On the signal side, 4-20 mA with HART 7 remains the dominant plant-floor stack; Foundation Fieldbus and PROFIBUS PA are still installed in brownfield refineries but rarely ordered greenfield. WirelessHART or ISA100.11a adds value only on rotating equipment, remote tanks, and leased instrumentation where cable tray is more expensive than the transmitter itself [S4].

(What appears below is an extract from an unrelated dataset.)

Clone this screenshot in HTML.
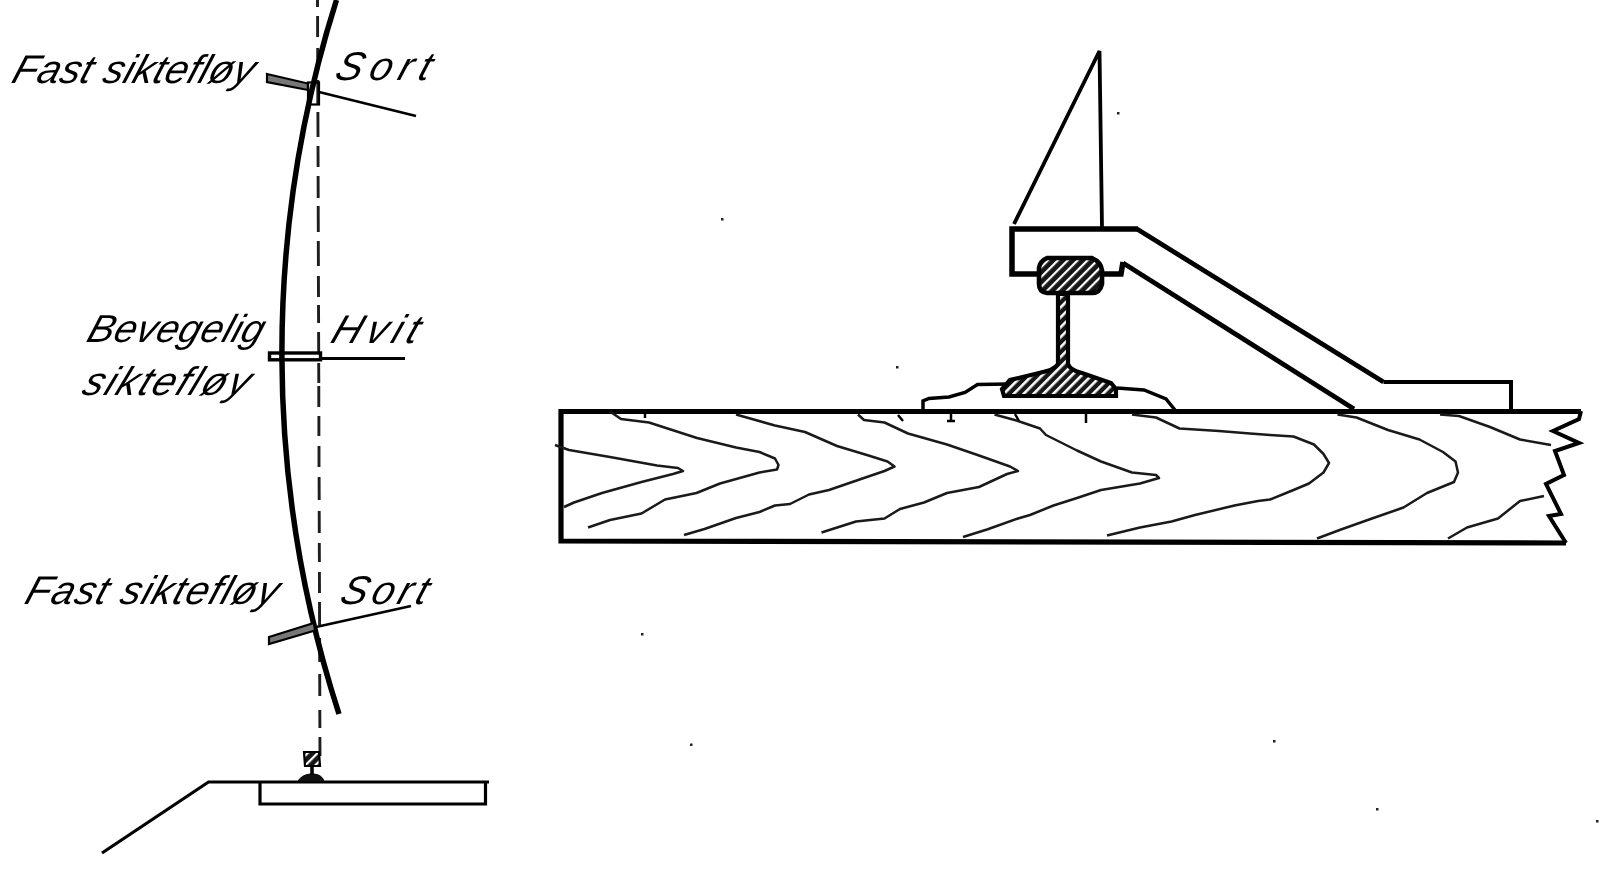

Use cases and failure modes drawn from 2026 spec sheets
Tank farms, LNG and LPG bullets are magnetostrictive or servo-accuracy radar territory because the buyer pays for ±1 mm and gets custody-transfer compliance. Chemical reactors with agitators, foaming slurries and CIP skids now go to 80 GHz FMCW with hygienic Tri-Clamp connections. Mining silos, clinker coolers and lime bins are the rare case where laser or 80 GHz radar wins over GWR, because GWR probes can be physically torn off by falling media [S1][S3].
The most common 2026 field failure is ultrasonic mounting in a standpipe without a calibrated stilling chamber — the unit reads the local resonance and the level trace walks 10–15 % over a shift. Second is capacitance rod coating in lime, latex, or iron-oxide slurry; vendors now sell auto-cal routines on HART, but the only real fix is a periodic mechanical wipe [S4][S5].

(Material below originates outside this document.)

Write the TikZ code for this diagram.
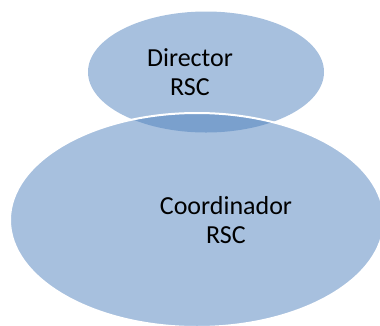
\documentclass[tikz,border=0pt]{standalone}
\usepackage{fontspec}
\setmainfont{Carlito}
\usepackage{tikz}
\usetikzlibrary{shapes.geometric}
\definecolor{blobblue}{HTML}{4F81BD}

\begin{document}
\begin{tikzpicture}[
                node distance=148pt,          % 上下两个椭圆的间距
                blob/.style={
                    ellipse,
                    fill=blobblue,
                    fill opacity=0.5,         % 半透明, 重叠处变深
                    inner sep=0pt
                },
                txt/.style={
                    align=center,
                    text=black,
                    font=\fontsize{26}{29.5}\selectfont
                }
            ]
                \useasboundingbox (0,0) rectangle (380pt,-325pt);

                % 椭圆
                \node[blob, minimum width=236pt, minimum height=121pt] (dir) at (206pt,-72pt) {};
                \node[blob, draw=white, line width=2pt, minimum width=374pt, minimum height=214pt] (coord) [below of=dir, xshift=-9pt] {};  % 白色边框

                % 文字
                \node[txt] (dirtxt) at ([xshift=-16pt]dir.center) {Director\\RSC};
                \node[txt] (coordtxt) at ([xshift=29pt]coord.center) {Coordinador\\RSC};
            \end{tikzpicture}
\end{document}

Pricing, lead time and a 2026 procurement checklist

Lead times for 80 GHz FMCW radar, laser triangulation, and ATEX/IECEx-certified magnetostrictive probes remained in the 8–14 week range through Q2 2026, with Chinese OEM OEM/ODM supply available for less critical services at substantially lower MOQs — example 2024 reference pricing on flange-mounted liquid units landed around US$280 per piece at 1-piece MOQ, with submersible 4-20 mA units starting near US$150 [S6]. Buyers should pin the RFQ to: range, process pressure and temperature, dielectric or density of the medium, output protocol, hazardous-area class, hygienic standard, and process connection — not to a vendor part number.
Trackable signals for the next sourcing cycle: ATEX/IECEx housing delivery (currently 8–12 weeks per DirectIndustry listings [S2]), 80 GHz FMCW price erosion as second-source vendors reach volume, and CIP-rated hygienic radar adoption in dairy and brewery plants.